Using Photoshop for the graphical approximation (pixel perfect mesurement because why not) parameters of the FOPDT approximant are more like:

$$K_0=2$$ $$L=0.7$$ $$t=2.26$$

With these the step response is a stabilizing underdamped oscillation.

New Matlab code:

s=tf('s');%Time Transfer function

Gr=32/(s+2)^4;%system G(s)

% Parameters of FOPDT approximant
K0=2; %step response gain
L=.7; %step response delay time
t=2.26; %step response time constant estimate

% Ziegler-Nichols First Method
% PI controller
Ti=L/.3; %integral time
Kp=.9/K0*t/L; %proportional gain


Cpi=Kp*(1+1/(Ti*s));%transfer function of PI


%closed loop of G(s) and PI
Gs=feedback(Gr*Cpi,1);

step(Gs)

As long as build-ability is not a design requirement, why not place two pairs of conjugate zeroes? Place one pair next to each pair of conjugate open-loop poles. Use SISOtool to play around with where exactly the zeroes should be placed in relation to the poles.

If the zeroes are placed appropriately close to the poles, the residues on the closed-loop poles can be made very small, which will minimize the effect of the slow, underdamped dominant closed-loop poles. (Can you prove this?)
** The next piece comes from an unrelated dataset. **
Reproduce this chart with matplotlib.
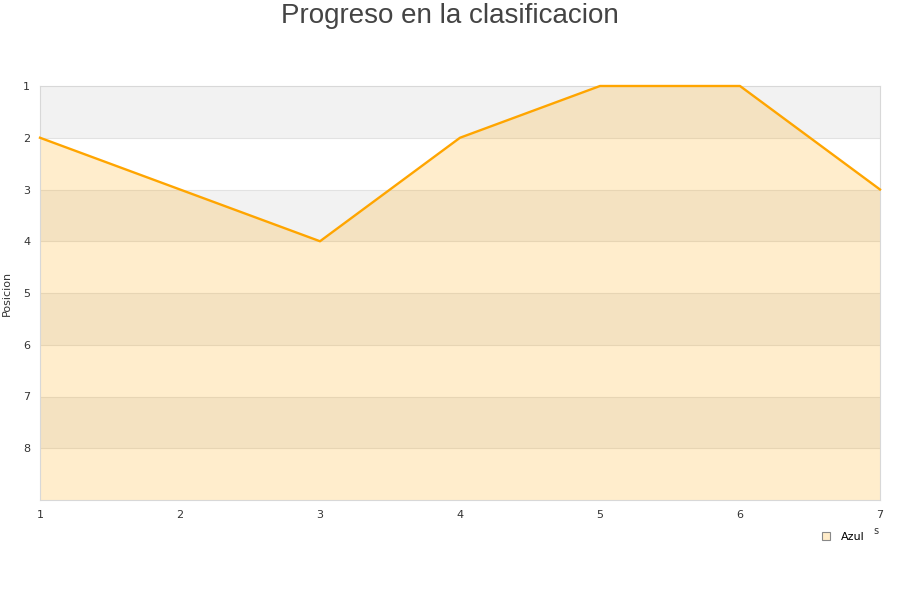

Going beyond (what I assume is) the homework problem, @TimWescott's comment about having a heart-to-heart with the mechanical engineer is a good one. The closed-loop poles you end up with when you use to above-described "cancellation" method are dangerously close to the Imaginary axis. What's more, if you were to truly cancel them mathematically, it's extremely unlikely that you would be able to fully cancel them physically.